**Exercise:**
From the first line of the data down to and including the line with "const yTicks = [0, 20, 40, 60, 80, 100];", copy everything exactly, leaving out pictures.

**********

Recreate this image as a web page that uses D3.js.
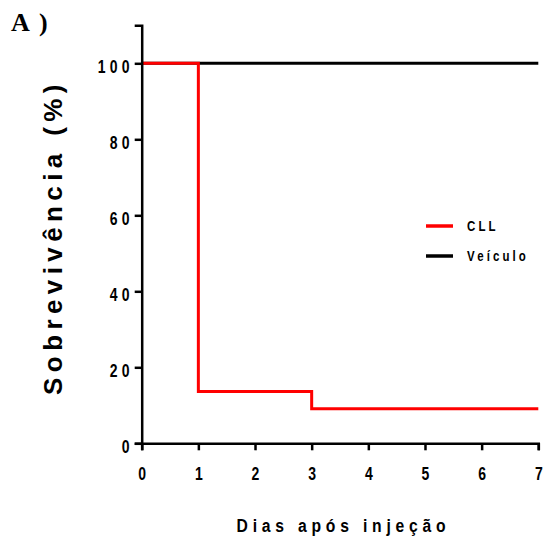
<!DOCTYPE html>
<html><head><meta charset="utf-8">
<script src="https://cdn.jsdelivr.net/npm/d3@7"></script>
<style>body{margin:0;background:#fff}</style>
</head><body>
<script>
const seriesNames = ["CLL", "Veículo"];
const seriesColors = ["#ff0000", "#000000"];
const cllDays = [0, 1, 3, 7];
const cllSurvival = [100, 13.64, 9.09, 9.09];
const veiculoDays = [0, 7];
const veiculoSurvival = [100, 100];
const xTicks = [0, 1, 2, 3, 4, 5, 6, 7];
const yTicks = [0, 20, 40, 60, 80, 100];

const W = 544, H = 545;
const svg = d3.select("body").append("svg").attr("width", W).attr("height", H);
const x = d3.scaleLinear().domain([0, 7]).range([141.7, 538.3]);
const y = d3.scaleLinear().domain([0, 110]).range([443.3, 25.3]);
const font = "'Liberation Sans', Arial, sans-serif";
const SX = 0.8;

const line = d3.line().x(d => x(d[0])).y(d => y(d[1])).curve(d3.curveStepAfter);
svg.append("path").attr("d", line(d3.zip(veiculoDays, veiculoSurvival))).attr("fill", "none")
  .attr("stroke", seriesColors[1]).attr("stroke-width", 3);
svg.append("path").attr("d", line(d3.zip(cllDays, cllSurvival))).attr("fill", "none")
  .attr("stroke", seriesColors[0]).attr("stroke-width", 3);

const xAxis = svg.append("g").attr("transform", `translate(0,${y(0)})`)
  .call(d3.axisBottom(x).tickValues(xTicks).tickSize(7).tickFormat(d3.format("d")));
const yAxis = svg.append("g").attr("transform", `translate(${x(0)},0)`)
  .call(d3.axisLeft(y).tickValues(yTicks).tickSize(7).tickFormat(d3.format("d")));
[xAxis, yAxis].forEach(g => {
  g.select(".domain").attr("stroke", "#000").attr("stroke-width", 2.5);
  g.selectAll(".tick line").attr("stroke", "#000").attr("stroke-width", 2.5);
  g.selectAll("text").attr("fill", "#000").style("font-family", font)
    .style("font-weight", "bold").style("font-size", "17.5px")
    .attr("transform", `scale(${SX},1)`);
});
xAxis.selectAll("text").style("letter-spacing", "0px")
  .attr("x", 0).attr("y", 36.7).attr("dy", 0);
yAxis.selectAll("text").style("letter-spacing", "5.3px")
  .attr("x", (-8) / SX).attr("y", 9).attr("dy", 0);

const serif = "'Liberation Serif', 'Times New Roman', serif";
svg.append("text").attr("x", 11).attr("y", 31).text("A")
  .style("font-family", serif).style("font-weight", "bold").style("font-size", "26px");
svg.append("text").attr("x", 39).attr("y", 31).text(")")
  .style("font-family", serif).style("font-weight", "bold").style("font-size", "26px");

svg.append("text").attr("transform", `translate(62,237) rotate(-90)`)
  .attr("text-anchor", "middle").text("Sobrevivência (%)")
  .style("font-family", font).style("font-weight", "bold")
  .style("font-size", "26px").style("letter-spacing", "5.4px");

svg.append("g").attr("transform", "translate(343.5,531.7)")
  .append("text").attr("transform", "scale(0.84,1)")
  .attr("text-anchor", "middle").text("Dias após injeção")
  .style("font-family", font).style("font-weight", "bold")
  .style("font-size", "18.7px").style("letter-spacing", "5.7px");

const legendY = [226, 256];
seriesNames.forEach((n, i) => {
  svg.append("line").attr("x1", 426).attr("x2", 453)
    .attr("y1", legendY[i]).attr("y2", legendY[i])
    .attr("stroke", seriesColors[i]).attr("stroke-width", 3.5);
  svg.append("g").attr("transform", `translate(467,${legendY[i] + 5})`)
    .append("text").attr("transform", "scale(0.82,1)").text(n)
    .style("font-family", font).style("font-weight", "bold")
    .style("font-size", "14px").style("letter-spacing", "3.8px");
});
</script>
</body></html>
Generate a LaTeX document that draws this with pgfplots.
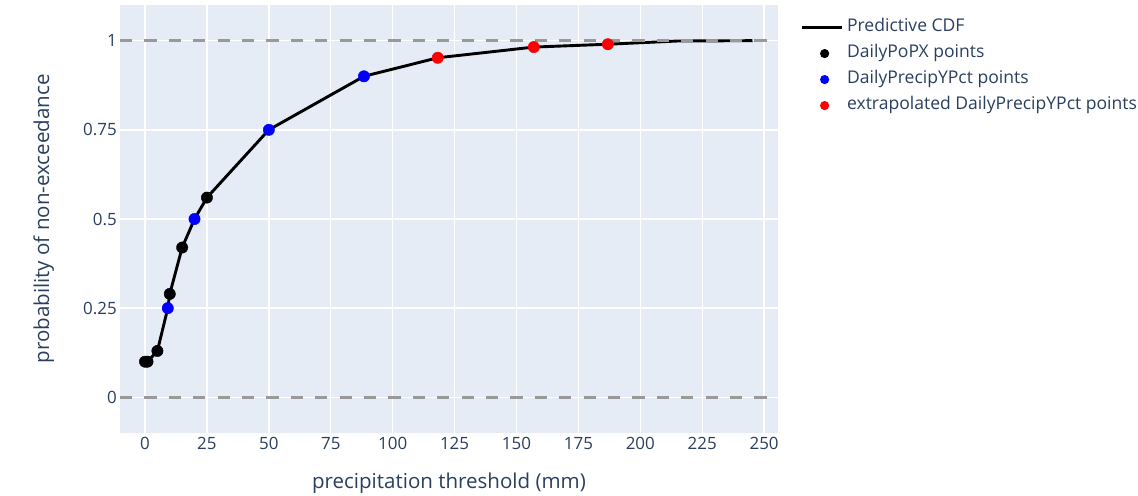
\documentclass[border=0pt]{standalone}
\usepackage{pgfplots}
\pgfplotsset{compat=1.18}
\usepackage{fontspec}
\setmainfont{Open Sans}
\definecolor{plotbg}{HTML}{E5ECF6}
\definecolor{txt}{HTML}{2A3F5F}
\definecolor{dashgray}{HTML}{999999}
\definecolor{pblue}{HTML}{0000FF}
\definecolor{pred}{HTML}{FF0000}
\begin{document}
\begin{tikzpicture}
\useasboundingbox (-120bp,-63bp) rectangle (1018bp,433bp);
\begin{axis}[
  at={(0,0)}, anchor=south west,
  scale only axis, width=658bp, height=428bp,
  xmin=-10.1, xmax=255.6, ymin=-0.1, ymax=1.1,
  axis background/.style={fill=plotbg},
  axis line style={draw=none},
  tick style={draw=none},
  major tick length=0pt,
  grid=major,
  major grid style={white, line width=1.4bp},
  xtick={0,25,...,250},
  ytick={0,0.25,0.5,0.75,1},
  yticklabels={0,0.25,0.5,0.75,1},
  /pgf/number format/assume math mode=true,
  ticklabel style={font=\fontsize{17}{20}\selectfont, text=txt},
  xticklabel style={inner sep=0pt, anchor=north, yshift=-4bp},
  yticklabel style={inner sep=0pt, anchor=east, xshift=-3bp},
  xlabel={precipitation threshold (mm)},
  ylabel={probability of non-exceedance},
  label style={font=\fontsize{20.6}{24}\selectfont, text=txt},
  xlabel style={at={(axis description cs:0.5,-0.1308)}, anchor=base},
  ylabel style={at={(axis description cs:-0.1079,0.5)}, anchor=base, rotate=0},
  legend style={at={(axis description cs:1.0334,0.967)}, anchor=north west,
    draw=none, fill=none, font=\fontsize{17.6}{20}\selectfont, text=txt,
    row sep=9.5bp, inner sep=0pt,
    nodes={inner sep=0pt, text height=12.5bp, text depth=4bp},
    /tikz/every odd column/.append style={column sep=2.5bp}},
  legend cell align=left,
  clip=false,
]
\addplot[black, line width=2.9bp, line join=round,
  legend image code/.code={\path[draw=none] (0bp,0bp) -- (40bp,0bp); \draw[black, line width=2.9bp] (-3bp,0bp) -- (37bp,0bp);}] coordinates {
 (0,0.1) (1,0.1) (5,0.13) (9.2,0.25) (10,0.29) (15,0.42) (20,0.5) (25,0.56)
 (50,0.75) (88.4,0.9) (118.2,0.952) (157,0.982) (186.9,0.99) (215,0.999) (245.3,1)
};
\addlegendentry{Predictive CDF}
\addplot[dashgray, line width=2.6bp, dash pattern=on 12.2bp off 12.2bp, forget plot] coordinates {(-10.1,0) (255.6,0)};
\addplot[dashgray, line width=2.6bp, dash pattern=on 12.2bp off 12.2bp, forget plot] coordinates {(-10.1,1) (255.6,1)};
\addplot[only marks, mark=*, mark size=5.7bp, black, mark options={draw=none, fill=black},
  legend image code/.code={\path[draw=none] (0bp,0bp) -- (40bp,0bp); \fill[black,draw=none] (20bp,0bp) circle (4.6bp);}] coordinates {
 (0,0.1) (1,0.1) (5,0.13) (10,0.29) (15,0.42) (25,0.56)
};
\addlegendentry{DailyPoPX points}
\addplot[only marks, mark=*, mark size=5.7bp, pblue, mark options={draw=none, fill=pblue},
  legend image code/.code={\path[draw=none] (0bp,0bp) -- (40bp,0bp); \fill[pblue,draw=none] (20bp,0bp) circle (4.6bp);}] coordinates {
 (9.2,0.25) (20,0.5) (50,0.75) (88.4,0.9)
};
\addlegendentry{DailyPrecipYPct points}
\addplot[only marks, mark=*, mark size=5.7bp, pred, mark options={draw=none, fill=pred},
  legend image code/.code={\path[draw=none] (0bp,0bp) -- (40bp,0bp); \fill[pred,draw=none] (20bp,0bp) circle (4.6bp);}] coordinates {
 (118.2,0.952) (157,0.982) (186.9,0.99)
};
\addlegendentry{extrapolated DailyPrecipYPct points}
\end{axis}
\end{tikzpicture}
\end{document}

**********

**Output below:**
Recreate this image as a web page that uses D3.js.
<!DOCTYPE html>
<html><head><meta charset="utf-8">
<script src="https://cdn.jsdelivr.net/npm/d3@7"></script>
<style>body{margin:0;background:#fff}</style>
</head><body>
<script>
const seriesNames = ["CLL", "Veículo"];
const seriesColors = ["#ff0000", "#000000"];
const cllDays = [0, 1, 3, 7];
const cllSurvival = [100, 13.64, 9.09, 9.09];
const veiculoDays = [0, 7];
const veiculoSurvival = [100, 100];
const xTicks = [0, 1, 2, 3, 4, 5, 6, 7];
const yTicks = [0, 20, 40, 60, 80, 100];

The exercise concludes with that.